** start **

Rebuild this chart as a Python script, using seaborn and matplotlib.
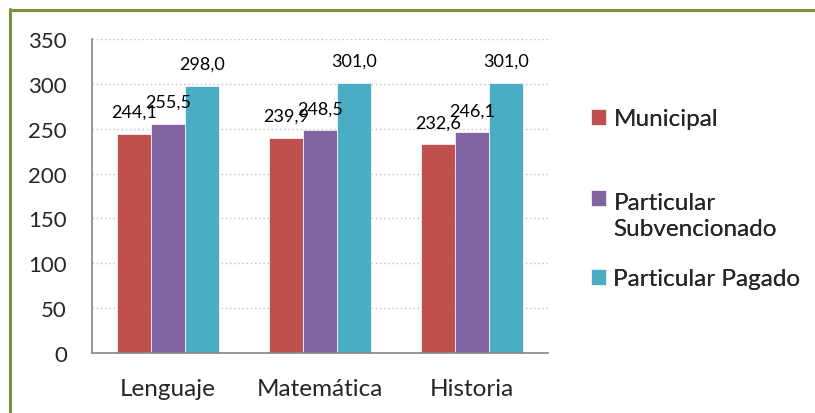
import matplotlib
matplotlib.use("Agg")
import matplotlib.pyplot as plt
import seaborn as sns
import pandas as pd
from matplotlib.lines import Line2D

categories = ["Lenguaje", "Matemática", "Historia"]
series_names = ["Municipal", "Particular\nSubvencionado", "Particular Pagado"]
municipal = [244.1, 239.9, 232.6]
subvencionado = [255.5, 248.5, 246.1]
pagado = [298.0, 301.0, 301.0]
y_ticks = [0, 50, 100, 150, 200, 250, 300, 350]
colors = ["#C0504D", "#8064A2", "#4BACC6"]

rows = []
for name, vals in zip(series_names, [municipal, subvencionado, pagado]):
    for c, v in zip(categories, vals):
        rows.append({"cat": c, "serie": name, "val": v})
df = pd.DataFrame(rows)

sns.set_style("white")
plt.rcParams['font.family'] = ['Lato', 'DejaVu Sans']

fig = plt.figure(figsize=(8.15, 4.14), dpi=100)
ax = fig.add_axes([92/815, 1-354/414, (548-92)/815, (354-40)/414])

sns.barplot(data=df, x="cat", y="val", hue="serie", palette=colors,
            order=categories, hue_order=series_names, width=0.665,
            ax=ax, saturation=1, edgecolor="white", linewidth=0.5)

for cont in ax.containers:
    labels = [f"{v:.1f}".replace(".", ",") for v in cont.datavalues]
    ax.bar_label(cont, labels=labels, padding=10, fontsize=13, color="black")

ax.set_ylim(0, 350)
ax.set_yticks(y_ticks)
ax.set_yticklabels([str(t) for t in y_ticks], fontsize=16)
ax.set_xlim(-0.5, 2.5)
ax.set_xticks([-0.5, 0.5, 1.5, 2.5], minor=False)
ax.set_xticklabels([])
ax.set_xticks([0, 1, 2], minor=True)
ax.set_xticklabels(categories, minor=True, fontsize=17.5)
ax.tick_params(axis="x", which="major", length=8, color="#868686", width=1.2, direction="out")
ax.tick_params(axis="x", which="minor", length=0, pad=18)
ax.tick_params(axis="y", length=6, color="#868686", width=1.2, direction="out", pad=12)
ax.set_xlabel("")
ax.set_ylabel("")
for s in ["top", "right"]:
    ax.spines[s].set_visible(False)
for s in ["left", "bottom"]:
    ax.spines[s].set_color("#868686")
    ax.spines[s].set_linewidth(1.2)
ax.yaxis.grid(True, linestyle=(0, (1, 2)), color="#BFBFBF", linewidth=1)
ax.set_axisbelow(True)

handles, labels = ax.get_legend_handles_labels()
ax.legend_.remove()
legend_y = [120, 216.5, 280]
for h, lab, yy in zip(handles, labels, legend_y):
    leg = fig.legend([h], [lab], loc="center left", bbox_to_anchor=(591/815, 1-yy/414),
                     frameon=False, fontsize=17.5, handlelength=0.62, handleheight=0.62,
                     handletextpad=0.3, borderpad=0, borderaxespad=0)
    if "\n" in lab:
        t = leg.get_texts()[0]
        t.set_linespacing(1.3)
        hp = leg.legend_handles[0]
        hp.set_y(hp.get_y() + 12.3)
    fig.add_artist(leg)

# green frame (left and top edges)
fig.add_artist(Line2D([10/815, 10/815], [1-10/414, 0], transform=fig.transFigure,
                      color="#77933C", linewidth=2.2))
fig.add_artist(Line2D([10/815, 1], [1-10.5/414, 1-10.5/414], transform=fig.transFigure,
                      color="#77933C", linewidth=2.2))

fig.savefig("out.png", dpi=100, facecolor="white")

** end **

## PROBLEM TO SOLVE
Repeat the material verbatim. Do not carry over any picture.

## SOLUTION BELOW
Rebuild this chart as a Python script, using seaborn and matplotlib.
import matplotlib
matplotlib.use("Agg")
import matplotlib.pyplot as plt
import seaborn as sns
import pandas as pd
from matplotlib.lines import Line2D

categories = ["Lenguaje", "Matemática", "Historia"]
series_names = ["Municipal", "Particular\nSubvencionado", "Particular Pagado"]
municipal = [244.1, 239.9, 232.6]
subvencionado = [255.5, 248.5, 246.1]
pagado = [298.0, 301.0, 301.0]
y_ticks = [0, 50, 100, 150, 200, 250, 300, 350]
colors = ["#C0504D", "#8064A2", "#4BACC6"]

rows = []
for name, vals in zip(series_names, [municipal, subvencionado, pagado]):
    for c, v in zip(categories, vals):
        rows.append({"cat": c, "serie": name, "val": v})
df = pd.DataFrame(rows)

sns.set_style("white")
plt.rcParams['font.family'] = ['Lato', 'DejaVu Sans']

fig = plt.figure(figsize=(8.15, 4.14), dpi=100)
ax = fig.add_axes([92/815, 1-354/414, (548-92)/815, (354-40)/414])

sns.barplot(data=df, x="cat", y="val", hue="serie", palette=colors,
            order=categories, hue_order=series_names, width=0.665,
            ax=ax, saturation=1, edgecolor="white", linewidth=0.5)

for cont in ax.containers:
    labels = [f"{v:.1f}".replace(".", ",") for v in cont.datavalues]
    ax.bar_label(cont, labels=labels, padding=10, fontsize=13, color="black")

ax.set_ylim(0, 350)
ax.set_yticks(y_ticks)
ax.set_yticklabels([str(t) for t in y_ticks], fontsize=16)
ax.set_xlim(-0.5, 2.5)
ax.set_xticks([-0.5, 0.5, 1.5, 2.5], minor=False)
ax.set_xticklabels([])
ax.set_xticks([0, 1, 2], minor=True)
ax.set_xticklabels(categories, minor=True, fontsize=17.5)
ax.tick_params(axis="x", which="major", length=8, color="#868686", width=1.2, direction="out")
ax.tick_params(axis="x", which="minor", length=0, pad=18)
ax.tick_params(axis="y", length=6, color="#868686", width=1.2, direction="out", pad=12)
ax.set_xlabel("")
ax.set_ylabel("")
for s in ["top", "right"]:
    ax.spines[s].set_visible(False)
for s in ["left", "bottom"]:
    ax.spines[s].set_color("#868686")
    ax.spines[s].set_linewidth(1.2)
ax.yaxis.grid(True, linestyle=(0, (1, 2)), color="#BFBFBF", linewidth=1)
ax.set_axisbelow(True)

handles, labels = ax.get_legend_handles_labels()
ax.legend_.remove()
legend_y = [120, 216.5, 280]
for h, lab, yy in zip(handles, labels, legend_y):
    leg = fig.legend([h], [lab], loc="center left", bbox_to_anchor=(591/815, 1-yy/414),
                     frameon=False, fontsize=17.5, handlelength=0.62, handleheight=0.62,
                     handletextpad=0.3, borderpad=0, borderaxespad=0)
    if "\n" in lab:
        t = leg.get_texts()[0]
        t.set_linespacing(1.3)
        hp = leg.legend_handles[0]
        hp.set_y(hp.get_y() + 12.3)
    fig.add_artist(leg)

# green frame (left and top edges)
fig.add_artist(Line2D([10/815, 10/815], [1-10/414, 0], transform=fig.transFigure,
                      color="#77933C", linewidth=2.2))
fig.add_artist(Line2D([10/815, 1], [1-10.5/414, 1-10.5/414], transform=fig.transFigure,
                      color="#77933C", linewidth=2.2))

fig.savefig("out.png", dpi=100, facecolor="white")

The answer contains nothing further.